Today started out kind of yucky- I was really sore from work all week and my body and mind were exhausted from stressing out! But despite all of that, I actually got up and exercised today. I was kind of surprised I did it, but I didn't have anything else to do and I didn't feel as bad as I had been so I just decided to do it. I walked on the treadmill for 18 minutes total. This was only a half a mile though because I was going at 1.5 for 15 minutes then 3 for 3 minutes. It may not seem like much to anyone else, but I was sweating, muscles burning, and lungs burning when I stopped.

My sputum was kind of streaked with red, but I wasn't really concerned as it was just barely noticeable. I felt dizzy right after I got through, but after about an hour I felt better than I had before. I've been coughing a lot more since I did it, but I think I am breaking some of that junk up! My body overall is feeling much much better since I started prednisone and asthma meds. I think those coupled with treatments and exercise will put me on the track of feeling good and gaining weight (muscle).

In fact, I weighed today and am at 70.4, so that means I have gained a pound in 3 weeks. Not bad when I don't gain ANYTHING or actually LOSE a pound or more within that time frame. Hopefully I can increase exercise workouts and stick to it so that my doctor's appointment on the 8th is GREAT!!! I'm looking forward to it, but am also anxious to see what the verdict will be on continuing or stopping this way of treatment. We will see.

Also- will you guys send some prayers up, good vibes/energy/juju, or good thoughts my way for this weekend? I am on the verge of not graduating because of a long hospital admission, and am waiting on word to see if I will get to. So... If it all works out the way I am praying it will, I will be a college graduate when I go see the doctor!!
*Fingers and toes crossed*

Wednesday, April 25, 2012

Day 19

Sorry, I know I haven't updated in a while. Things are so crazy right now between health, school, insurance problems, family things going on... Whew. I'll just summarize if I can and if that's okay.

So I hadn't been feeling good at all, and finally called the doctor on Monday the 23rd. I explained my symptoms and everything, and so I was prescribed Prednisone because it sounded very much like it was all asthma-related. So, I was to start it that day and if I am not feeling better by Thursday night, I have to go see the doctor because there could be an underlying infection somewhere.

I woke up Tuesday morning with really bad stomach pains, and felt dizzy.
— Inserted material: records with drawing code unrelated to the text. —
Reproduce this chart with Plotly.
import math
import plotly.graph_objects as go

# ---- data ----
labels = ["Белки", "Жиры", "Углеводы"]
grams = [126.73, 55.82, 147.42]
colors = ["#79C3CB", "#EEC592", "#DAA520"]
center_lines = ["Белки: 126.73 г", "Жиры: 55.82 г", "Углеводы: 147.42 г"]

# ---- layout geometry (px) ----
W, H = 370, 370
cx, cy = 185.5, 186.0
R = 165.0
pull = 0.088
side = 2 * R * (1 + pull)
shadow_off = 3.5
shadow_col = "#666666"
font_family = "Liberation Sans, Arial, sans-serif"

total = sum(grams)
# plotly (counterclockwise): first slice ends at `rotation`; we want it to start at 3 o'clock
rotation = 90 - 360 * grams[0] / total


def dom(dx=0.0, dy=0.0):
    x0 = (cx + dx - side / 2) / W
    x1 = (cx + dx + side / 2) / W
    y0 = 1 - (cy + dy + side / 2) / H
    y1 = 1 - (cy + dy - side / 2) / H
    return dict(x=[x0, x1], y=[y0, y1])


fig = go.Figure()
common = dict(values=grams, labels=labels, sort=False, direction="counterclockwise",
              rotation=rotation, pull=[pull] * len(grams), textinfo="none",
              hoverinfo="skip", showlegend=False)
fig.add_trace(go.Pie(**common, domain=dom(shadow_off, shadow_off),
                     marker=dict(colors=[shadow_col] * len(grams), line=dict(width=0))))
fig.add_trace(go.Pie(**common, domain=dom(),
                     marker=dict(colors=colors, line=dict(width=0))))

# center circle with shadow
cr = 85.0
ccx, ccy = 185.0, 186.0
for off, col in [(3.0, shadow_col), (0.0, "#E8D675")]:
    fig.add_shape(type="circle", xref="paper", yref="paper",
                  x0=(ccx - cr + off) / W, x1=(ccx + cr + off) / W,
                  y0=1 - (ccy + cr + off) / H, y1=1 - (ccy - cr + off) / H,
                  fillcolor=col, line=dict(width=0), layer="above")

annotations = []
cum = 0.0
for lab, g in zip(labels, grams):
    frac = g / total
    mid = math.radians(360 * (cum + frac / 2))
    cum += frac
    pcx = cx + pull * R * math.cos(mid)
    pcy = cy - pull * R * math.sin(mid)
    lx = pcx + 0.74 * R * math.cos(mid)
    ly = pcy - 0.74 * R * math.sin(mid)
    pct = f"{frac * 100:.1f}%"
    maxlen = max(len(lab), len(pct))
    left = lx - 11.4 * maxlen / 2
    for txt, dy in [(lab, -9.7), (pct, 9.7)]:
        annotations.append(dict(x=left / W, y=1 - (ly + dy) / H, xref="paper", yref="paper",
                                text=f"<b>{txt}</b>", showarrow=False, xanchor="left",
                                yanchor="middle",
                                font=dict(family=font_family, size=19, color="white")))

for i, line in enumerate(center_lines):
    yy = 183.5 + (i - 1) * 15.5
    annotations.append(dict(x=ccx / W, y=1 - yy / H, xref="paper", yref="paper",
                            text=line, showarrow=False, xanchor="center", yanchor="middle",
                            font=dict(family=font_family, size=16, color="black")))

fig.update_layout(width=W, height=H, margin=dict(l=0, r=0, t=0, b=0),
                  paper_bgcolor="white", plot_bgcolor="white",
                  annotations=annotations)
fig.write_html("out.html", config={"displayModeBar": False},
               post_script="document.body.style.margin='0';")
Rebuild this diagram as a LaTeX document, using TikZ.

I overall could already feel a difference though. I wasn't so out of breath, and I actually went more than 3 hours without an inhaler or a treatment. I did feel better than I have breathing-wise.

Today I woke up with a little bit of stomach pain. Also, I'm coughing more than usual. I'm not coughing up more mucus, just coughing more. It almost feels like a dry cough until I make myself cough hard, and I can feel like there is something breaking up in there. I am also having to blow my nose more too. Whether this means that I am on the recovering side of whatever I had and Kalydeco is doing more, or if there is something else going on, it's hard to tell. It's hard to know for sure what the medicine is doing now, because there is so much difference in how I breathe, cough, feel, everything since I started. I know there is a difference, but I don't know how I am supposed to feel. Does that make sense?

So, I will see how today goes. Hopefully this coughing thing I have going on will go away. We'll see.